#### [Data segment]
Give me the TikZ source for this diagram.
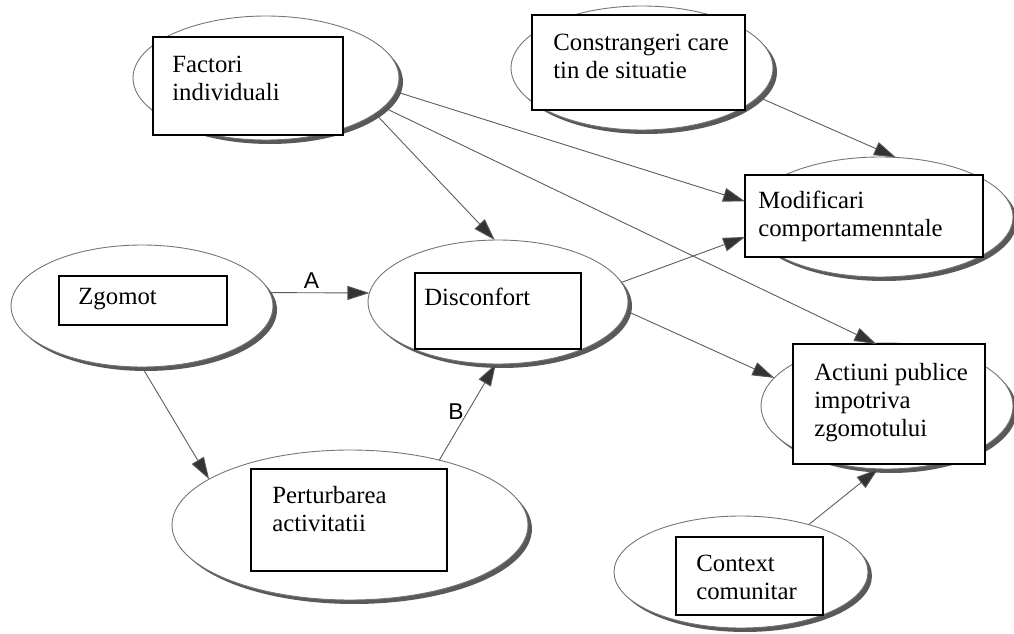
\documentclass[tikz,border=0pt]{standalone}
\usepackage{fontspec}
\setmainfont{Liberation Serif}
\newfontfamily\lettfont{Liberation Sans}
\usetikzlibrary{positioning}
\usetikzlibrary{shapes.geometric}
\usetikzlibrary{arrows.meta}
\usetikzlibrary{shadows}

\begin{document}
\begin{tikzpicture}[x = 0.02cm, y = -0.02cm,
    ell/.style = {ellipse, draw = black!55, line width = 0.5pt, fill = white, inner sep = 0pt, outer sep = 0pt,
        drop shadow = {shadow xshift = 0.08cm, shadow yshift = -0.08cm, fill = black!65, opacity = 1}},
    box/.style = {rectangle, draw, line width = 0.7pt, fill = white, inner sep = 0pt, outer sep = 0pt},
    txt/.style = {anchor = north west, align = left, inner sep = 0pt, font = \fontsize{14.1}{16}\selectfont},
    conn/.style = {draw = black!65, line width = 0.5pt, -{Triangle[length = 0.44cm, width = 0.28cm, fill = black!80]}},
    lett/.style = {font = \lettfont\fontsize{13}{15}\selectfont, inner sep = 2pt}]
    \useasboundingbox (0,0) rectangle (1014,634);

    % ellipses
    \node[ell, minimum width = 5.32cm, minimum height = 2.48cm] at (266,78) (factoriE) {};
    \node[ell, minimum width = 5.24cm, minimum height = 2.48cm] at (642,68) (constrE) {};
    \node[ell, minimum width = 5.32cm, minimum height = 2.40cm] at (880,217) (modifE) {};
    \node[ell, minimum width = 5.24cm, minimum height = 2.44cm] at (142,306) (zgomotE) {};
    \node[ell, minimum width = 5.20cm, minimum height = 2.48cm] at (498,302) (disconfE) {};
    \node[ell, minimum width = 7.12cm, minimum height = 3.00cm] at (350,525) (perturbE) {};
    \node[ell, minimum width = 5.04cm, minimum height = 2.52cm] at (887,406) (actiuniE) {};
    \node[ell, minimum width = 5.08cm, minimum height = 2.24cm] at (741,572) (contextE) {};

    % boxes
    \node[box, minimum width = 3.80cm, minimum height = 1.96cm] at (248,86) (factori) {};
    \node[box, minimum width = 4.26cm, minimum height = 1.90cm] at (638.5,62.5) (constr) {};
    \node[box, minimum width = 4.76cm, minimum height = 1.64cm] at (864,216) (modif) {};
    \node[box, minimum width = 3.36cm, minimum height = 0.98cm] at (143,300.5) (zgomot) {};
    \node[box, minimum width = 3.32cm, minimum height = 1.52cm] at (498,311) (disconf) {};
    \node[box, minimum width = 3.92cm, minimum height = 2.04cm] at (349,520) (perturb) {};
    \node[box, minimum width = 3.84cm, minimum height = 2.40cm] at (889,404) (actiuni) {};
    \node[box, minimum width = 2.94cm, minimum height = 1.56cm] at (749.5,576) (context) {};

    % texts
    \node[txt] at (172,56) (factoriT) {Factori\\individuali};
    \node[txt] at (553,34) (constrT) {Constrangeri care\\tin de situatie};
    \node[txt] at (758,191) (modifT) {Modificari\\comportamenntale};
    \node[txt] at (78,288) (zgomotT) {Zgomot};
    \node[txt] at (424,288) (disconfT) {Disconfort};
    \node[txt] at (272,486) (perturbT) {Perturbarea\\activitatii};
    \node[txt] at (814,363) (actiuniT) {Actiuni publice\\impotriva\\zgomotului};
    \node[txt] at (696,555) (contextT) {Context\\comunitar};

    % connectors
    \draw[conn] (factoriE.-6) -- (modif.173);
    \draw[conn] (factoriE.-14) -- (actiuni.102);
    \draw[conn] (factoriE.-18) -- (disconfE.93);
    \draw[conn] (constrE.-14) -- (modifE.75);
    \draw[conn] (zgomotE.6) -- (disconfE.176) node[lett, pos = 0.42, above] (labA) {A};
    \draw[conn] (perturbE.36) -- (disconfE.-92) node[lett, midway, left] (labB) {B};
    \draw[conn] (zgomotE.-90) -- (perturbE.162);
    \draw[conn] (disconfE.9) -- (modif.190);
    \draw[conn] (disconfE.-4) -- (actiuniE.166);
    \draw[conn] (contextE.35) -- (actiuniE.-98);
\end{tikzpicture}
\end{document}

#### [Aim of the exercise]
Every line of the material is to be quoted exactly, with no pictures carried over.

#### [Written answer]
Give me the TikZ source for this diagram.
\documentclass[tikz,border=0pt]{standalone}
\usepackage{fontspec}
\setmainfont{Liberation Serif}
\newfontfamily\lettfont{Liberation Sans}
\usetikzlibrary{positioning}
\usetikzlibrary{shapes.geometric}
\usetikzlibrary{arrows.meta}
\usetikzlibrary{shadows}

\begin{document}
\begin{tikzpicture}[x = 0.02cm, y = -0.02cm,
    ell/.style = {ellipse, draw = black!55, line width = 0.5pt, fill = white, inner sep = 0pt, outer sep = 0pt,
        drop shadow = {shadow xshift = 0.08cm, shadow yshift = -0.08cm, fill = black!65, opacity = 1}},
    box/.style = {rectangle, draw, line width = 0.7pt, fill = white, inner sep = 0pt, outer sep = 0pt},
    txt/.style = {anchor = north west, align = left, inner sep = 0pt, font = \fontsize{14.1}{16}\selectfont},
    conn/.style = {draw = black!65, line width = 0.5pt, -{Triangle[length = 0.44cm, width = 0.28cm, fill = black!80]}},
    lett/.style = {font = \lettfont\fontsize{13}{15}\selectfont, inner sep = 2pt}]
    \useasboundingbox (0,0) rectangle (1014,634);

    % ellipses
    \node[ell, minimum width = 5.32cm, minimum height = 2.48cm] at (266,78) (factoriE) {};
    \node[ell, minimum width = 5.24cm, minimum height = 2.48cm] at (642,68) (constrE) {};
    \node[ell, minimum width = 5.32cm, minimum height = 2.40cm] at (880,217) (modifE) {};
    \node[ell, minimum width = 5.24cm, minimum height = 2.44cm] at (142,306) (zgomotE) {};
    \node[ell, minimum width = 5.20cm, minimum height = 2.48cm] at (498,302) (disconfE) {};
    \node[ell, minimum width = 7.12cm, minimum height = 3.00cm] at (350,525) (perturbE) {};
    \node[ell, minimum width = 5.04cm, minimum height = 2.52cm] at (887,406) (actiuniE) {};
    \node[ell, minimum width = 5.08cm, minimum height = 2.24cm] at (741,572) (contextE) {};

    % boxes
    \node[box, minimum width = 3.80cm, minimum height = 1.96cm] at (248,86) (factori) {};
    \node[box, minimum width = 4.26cm, minimum height = 1.90cm] at (638.5,62.5) (constr) {};
    \node[box, minimum width = 4.76cm, minimum height = 1.64cm] at (864,216) (modif) {};
    \node[box, minimum width = 3.36cm, minimum height = 0.98cm] at (143,300.5) (zgomot) {};
    \node[box, minimum width = 3.32cm, minimum height = 1.52cm] at (498,311) (disconf) {};
    \node[box, minimum width = 3.92cm, minimum height = 2.04cm] at (349,520) (perturb) {};
    \node[box, minimum width = 3.84cm, minimum height = 2.40cm] at (889,404) (actiuni) {};
    \node[box, minimum width = 2.94cm, minimum height = 1.56cm] at (749.5,576) (context) {};

    % texts
    \node[txt] at (172,56) (factoriT) {Factori\\individuali};
    \node[txt] at (553,34) (constrT) {Constrangeri care\\tin de situatie};
    \node[txt] at (758,191) (modifT) {Modificari\\comportamenntale};
    \node[txt] at (78,288) (zgomotT) {Zgomot};
    \node[txt] at (424,288) (disconfT) {Disconfort};
    \node[txt] at (272,486) (perturbT) {Perturbarea\\activitatii};
    \node[txt] at (814,363) (actiuniT) {Actiuni publice\\impotriva\\zgomotului};
    \node[txt] at (696,555) (contextT) {Context\\comunitar};

    % connectors
    \draw[conn] (factoriE.-6) -- (modif.173);
    \draw[conn] (factoriE.-14) -- (actiuni.102);
    \draw[conn] (factoriE.-18) -- (disconfE.93);
    \draw[conn] (constrE.-14) -- (modifE.75);
    \draw[conn] (zgomotE.6) -- (disconfE.176) node[lett, pos = 0.42, above] (labA) {A};
    \draw[conn] (perturbE.36) -- (disconfE.-92) node[lett, midway, left] (labB) {B};
    \draw[conn] (zgomotE.-90) -- (perturbE.162);
    \draw[conn] (disconfE.9) -- (modif.190);
    \draw[conn] (disconfE.-4) -- (actiuniE.166);
    \draw[conn] (contextE.35) -- (actiuniE.-98);
\end{tikzpicture}
\end{document}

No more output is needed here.